Interesting article over at the icommons.org site called CC Licensing Practice Reviewed Alek Tarkowski, ccPoland  It mentions an experiment in a dutch town where they removed the traffic signs or the rules.   As noted in the article,

Once rules are removed, people become considerate. Lacking formal guidelines, they establish order intuitively - through gestures or eye contact.
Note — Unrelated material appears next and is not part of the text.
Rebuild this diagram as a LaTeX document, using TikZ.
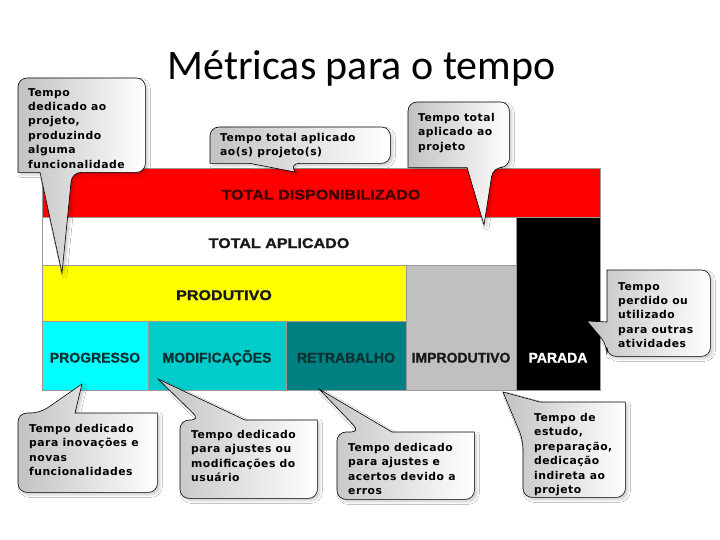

It goes to point to some alternative viewpoints on cc licensing:

A similar argument is made by Niva Elkin-Koren in “Creative Commons: A Skeptical View of a Worthy Pursuit”, in which she argues that Creative Commons licensing, even if introducing an alternative and open licensing model, nevertheless “strengthens the hold of copyright in our everyday life.” The concept and mechanisms of licensing are introduced to people who would not previously consider copyrighting their works, and thus possibly commodify their creations. Creative Commons, writes Elkin-Koren, “may actually strengthen the rights discourse and the hold of property as a conceptual framework and regulatory scheme for creative works.”

He goes on to explain how creative commons works differently in theory and in practice:

If there is an “iron cage of copyright” clamping down culture, as the criticism goes, then schemes like Creative Commons, piggy-backing on top of the copyright system, are inadvertently helping to build that cage. There is truth to this argument - but only as long as we look at the Creative Commons licensing model as an abstract design. This picture changes, in my belief, once we look at actual licensing practices.

The truth is, we know very little about this, as there have been no rigorous studies of open licensing practice. All evidence we have at the moment is anecdotal. Yet even a quick look at the way content is licenced shows that licensors approach licensing in a much looser manner than intended. Looking at some random CC licenced examples, I’ve found content licenced without referring to the particular terms of the licence, as if a simple “Creative Commons licence” existed. I’ve found copies and derivative works used without proper attribution, sites with community-built content using the CC licensing scheme, but only partially, and the use of a different licence than the one providing intended freedoms and limitations, and so on.

To some extent these are mistakes, probably due to insignificant knowledge, and these errors that can be corrected with a bit of effort. But this is also a sign that licensors use CC licences in their own fuzzy ways - almost everything on the internet becomes appropriated by the users and it would be surprising if things were different with CC licences. What this ‘sloppiness’ suggests is that people using the licences are not the rational, calculating licensors that the above-mentioned critics assume they are, and the licences are used only to some extent, as the legal tools that they are designed to be.

The alternative licensing scheme in the form of Creative Commons licences is confusing even to many lawyers who specialise in intellectual property law. No wonder that it is an arcane matter for the average content creator – even though six CC licences doesn’t seem like a big number. People still get confused by licensing choices and often the decisions they make might not be rational. What’s left is the Creative Commons logo and name - and these are treated as symbols of certain values, such as openness and sharing. For many people the phrase “CC licenced” is more of a badge of affiliation to a social and cultural movement, than a label for a legal licensing scheme.